Starting with the line that contains "Generate a Python" and stopping after the line that contains "import matplotlib.pyplot as plt", output every line exactly as it stands.

■ Stored data
______

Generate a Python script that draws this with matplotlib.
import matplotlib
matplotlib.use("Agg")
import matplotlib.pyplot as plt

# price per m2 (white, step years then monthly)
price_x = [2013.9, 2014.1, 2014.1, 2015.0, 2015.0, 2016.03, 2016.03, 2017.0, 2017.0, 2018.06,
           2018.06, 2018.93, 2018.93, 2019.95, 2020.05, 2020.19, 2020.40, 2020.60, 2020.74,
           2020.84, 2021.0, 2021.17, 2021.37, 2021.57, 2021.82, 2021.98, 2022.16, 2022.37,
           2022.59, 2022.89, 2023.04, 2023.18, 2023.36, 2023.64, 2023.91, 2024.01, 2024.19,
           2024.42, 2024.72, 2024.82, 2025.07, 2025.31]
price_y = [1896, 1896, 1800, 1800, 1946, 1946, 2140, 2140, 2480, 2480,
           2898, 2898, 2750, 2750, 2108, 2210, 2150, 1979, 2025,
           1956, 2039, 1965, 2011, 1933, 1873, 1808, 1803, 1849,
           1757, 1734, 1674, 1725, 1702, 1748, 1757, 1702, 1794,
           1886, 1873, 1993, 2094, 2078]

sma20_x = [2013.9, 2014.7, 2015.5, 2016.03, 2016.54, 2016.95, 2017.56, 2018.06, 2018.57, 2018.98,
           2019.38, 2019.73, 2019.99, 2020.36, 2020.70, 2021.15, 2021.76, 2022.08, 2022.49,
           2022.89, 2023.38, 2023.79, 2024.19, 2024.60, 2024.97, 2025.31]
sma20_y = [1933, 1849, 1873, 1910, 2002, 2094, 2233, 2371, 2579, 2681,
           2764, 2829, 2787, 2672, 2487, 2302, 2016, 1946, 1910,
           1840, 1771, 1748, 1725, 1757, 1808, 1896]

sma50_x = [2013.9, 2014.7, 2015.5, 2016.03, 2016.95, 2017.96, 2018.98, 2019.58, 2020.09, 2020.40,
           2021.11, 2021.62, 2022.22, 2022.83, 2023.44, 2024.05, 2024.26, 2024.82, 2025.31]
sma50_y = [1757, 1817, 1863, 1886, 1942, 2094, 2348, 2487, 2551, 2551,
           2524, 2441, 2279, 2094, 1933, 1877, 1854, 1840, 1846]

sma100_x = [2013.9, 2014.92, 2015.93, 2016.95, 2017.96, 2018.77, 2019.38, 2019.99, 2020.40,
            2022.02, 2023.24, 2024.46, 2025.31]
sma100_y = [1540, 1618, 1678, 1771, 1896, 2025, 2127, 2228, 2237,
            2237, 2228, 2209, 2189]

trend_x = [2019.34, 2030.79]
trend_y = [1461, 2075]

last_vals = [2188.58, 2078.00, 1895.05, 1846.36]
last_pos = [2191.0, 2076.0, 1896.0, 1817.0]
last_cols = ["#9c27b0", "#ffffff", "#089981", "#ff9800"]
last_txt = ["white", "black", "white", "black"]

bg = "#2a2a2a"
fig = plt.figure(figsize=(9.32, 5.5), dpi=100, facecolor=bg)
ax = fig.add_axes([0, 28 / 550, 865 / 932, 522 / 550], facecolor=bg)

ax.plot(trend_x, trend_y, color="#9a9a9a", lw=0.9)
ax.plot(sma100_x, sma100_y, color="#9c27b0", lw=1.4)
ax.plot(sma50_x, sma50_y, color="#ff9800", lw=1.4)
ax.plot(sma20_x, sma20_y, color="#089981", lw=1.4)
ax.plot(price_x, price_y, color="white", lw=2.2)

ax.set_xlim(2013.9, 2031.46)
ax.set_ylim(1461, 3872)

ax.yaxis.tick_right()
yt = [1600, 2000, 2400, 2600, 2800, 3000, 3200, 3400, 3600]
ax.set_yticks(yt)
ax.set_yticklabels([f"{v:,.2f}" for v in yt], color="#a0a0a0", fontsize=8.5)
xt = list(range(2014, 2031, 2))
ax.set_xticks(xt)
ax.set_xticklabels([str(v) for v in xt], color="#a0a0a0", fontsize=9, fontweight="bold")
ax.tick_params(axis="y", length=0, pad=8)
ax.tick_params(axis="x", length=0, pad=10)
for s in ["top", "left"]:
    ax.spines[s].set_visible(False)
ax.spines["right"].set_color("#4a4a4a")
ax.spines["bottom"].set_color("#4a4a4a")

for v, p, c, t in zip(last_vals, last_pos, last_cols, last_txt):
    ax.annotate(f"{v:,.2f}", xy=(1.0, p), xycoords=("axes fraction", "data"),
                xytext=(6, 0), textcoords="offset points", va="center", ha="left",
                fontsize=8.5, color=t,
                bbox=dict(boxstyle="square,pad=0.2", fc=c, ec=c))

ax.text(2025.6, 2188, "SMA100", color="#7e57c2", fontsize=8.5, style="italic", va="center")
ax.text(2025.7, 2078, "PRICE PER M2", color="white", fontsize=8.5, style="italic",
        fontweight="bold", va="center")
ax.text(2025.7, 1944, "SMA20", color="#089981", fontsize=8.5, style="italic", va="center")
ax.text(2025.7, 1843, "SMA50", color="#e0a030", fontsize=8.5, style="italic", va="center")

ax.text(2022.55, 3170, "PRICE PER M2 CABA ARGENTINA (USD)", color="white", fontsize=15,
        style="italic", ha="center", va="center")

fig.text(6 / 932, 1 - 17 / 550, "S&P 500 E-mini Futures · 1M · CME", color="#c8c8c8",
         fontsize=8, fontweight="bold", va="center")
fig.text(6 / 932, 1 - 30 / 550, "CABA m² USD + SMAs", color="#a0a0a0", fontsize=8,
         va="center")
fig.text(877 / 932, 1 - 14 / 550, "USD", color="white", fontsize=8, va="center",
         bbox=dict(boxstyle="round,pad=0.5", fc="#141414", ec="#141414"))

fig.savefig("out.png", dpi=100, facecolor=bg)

______

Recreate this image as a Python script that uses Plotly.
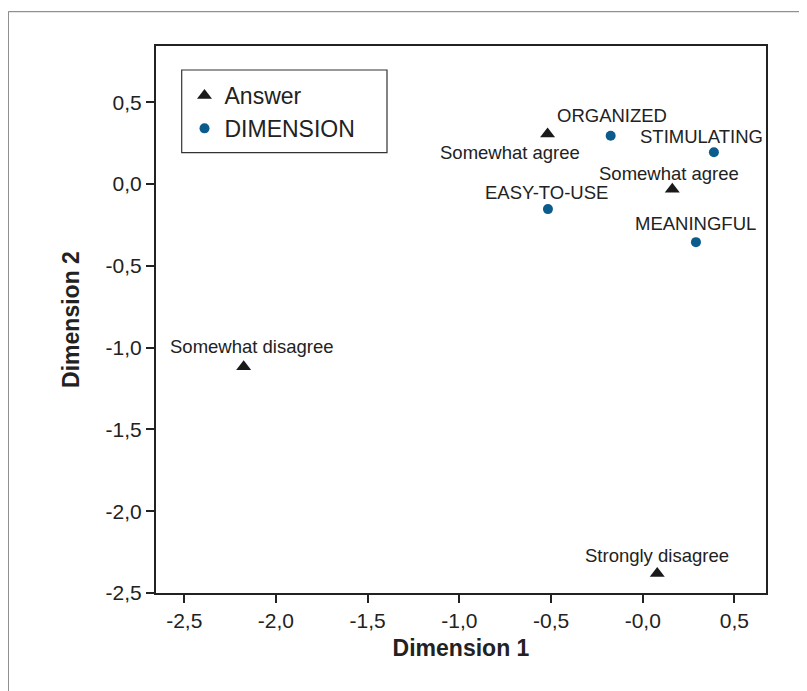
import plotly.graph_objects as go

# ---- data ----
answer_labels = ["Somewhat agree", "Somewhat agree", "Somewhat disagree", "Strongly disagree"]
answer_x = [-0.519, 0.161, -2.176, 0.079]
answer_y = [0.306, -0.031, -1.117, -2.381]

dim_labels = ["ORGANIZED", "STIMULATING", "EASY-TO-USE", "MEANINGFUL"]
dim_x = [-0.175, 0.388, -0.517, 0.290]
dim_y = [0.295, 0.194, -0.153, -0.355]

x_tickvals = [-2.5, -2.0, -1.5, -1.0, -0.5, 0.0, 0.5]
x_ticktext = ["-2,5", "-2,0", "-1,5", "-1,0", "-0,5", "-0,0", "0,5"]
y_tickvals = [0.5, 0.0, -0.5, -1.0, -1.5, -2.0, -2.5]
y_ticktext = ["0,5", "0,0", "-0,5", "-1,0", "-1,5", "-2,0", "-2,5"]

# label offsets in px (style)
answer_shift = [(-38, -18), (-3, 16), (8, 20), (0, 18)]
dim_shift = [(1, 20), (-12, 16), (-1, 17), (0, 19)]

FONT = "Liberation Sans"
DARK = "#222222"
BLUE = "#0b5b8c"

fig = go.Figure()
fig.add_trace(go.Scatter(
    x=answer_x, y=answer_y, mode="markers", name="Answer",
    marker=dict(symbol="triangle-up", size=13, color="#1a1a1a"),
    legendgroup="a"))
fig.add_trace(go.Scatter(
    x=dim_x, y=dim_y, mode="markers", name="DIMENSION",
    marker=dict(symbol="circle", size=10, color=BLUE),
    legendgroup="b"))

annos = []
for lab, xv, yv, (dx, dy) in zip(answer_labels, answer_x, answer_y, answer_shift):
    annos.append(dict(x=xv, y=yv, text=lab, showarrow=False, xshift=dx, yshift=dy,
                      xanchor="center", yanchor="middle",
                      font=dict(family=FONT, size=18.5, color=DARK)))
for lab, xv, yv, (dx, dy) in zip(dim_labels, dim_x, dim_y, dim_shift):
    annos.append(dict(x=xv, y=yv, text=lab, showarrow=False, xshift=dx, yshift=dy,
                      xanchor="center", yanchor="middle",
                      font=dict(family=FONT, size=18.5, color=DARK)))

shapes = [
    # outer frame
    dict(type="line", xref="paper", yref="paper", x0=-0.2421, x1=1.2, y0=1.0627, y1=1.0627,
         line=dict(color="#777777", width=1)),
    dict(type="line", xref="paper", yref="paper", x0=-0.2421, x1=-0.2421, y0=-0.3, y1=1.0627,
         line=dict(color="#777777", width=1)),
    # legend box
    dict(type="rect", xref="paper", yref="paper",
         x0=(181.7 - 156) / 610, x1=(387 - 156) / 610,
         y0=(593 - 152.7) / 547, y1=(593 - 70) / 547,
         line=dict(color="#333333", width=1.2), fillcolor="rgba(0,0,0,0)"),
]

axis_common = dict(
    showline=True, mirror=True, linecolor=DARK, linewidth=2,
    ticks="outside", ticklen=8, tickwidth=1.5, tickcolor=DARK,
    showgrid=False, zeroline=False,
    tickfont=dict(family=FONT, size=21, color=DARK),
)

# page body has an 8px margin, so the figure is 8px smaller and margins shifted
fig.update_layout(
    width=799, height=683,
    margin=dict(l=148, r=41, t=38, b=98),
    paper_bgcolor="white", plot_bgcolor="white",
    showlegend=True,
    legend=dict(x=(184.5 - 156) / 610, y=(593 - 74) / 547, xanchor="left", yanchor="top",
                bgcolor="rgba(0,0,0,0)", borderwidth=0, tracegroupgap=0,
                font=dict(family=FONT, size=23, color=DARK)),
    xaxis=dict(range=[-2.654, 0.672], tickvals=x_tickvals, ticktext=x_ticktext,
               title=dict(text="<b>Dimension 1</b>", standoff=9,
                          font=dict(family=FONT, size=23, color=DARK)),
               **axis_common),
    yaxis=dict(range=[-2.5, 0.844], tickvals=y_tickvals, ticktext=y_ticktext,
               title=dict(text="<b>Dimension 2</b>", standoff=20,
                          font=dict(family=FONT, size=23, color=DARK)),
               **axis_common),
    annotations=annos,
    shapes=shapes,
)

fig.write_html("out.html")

______

■ Final result
Generate a Python script that draws this with matplotlib.
import matplotlib
matplotlib.use("Agg")
import matplotlib.pyplot as plt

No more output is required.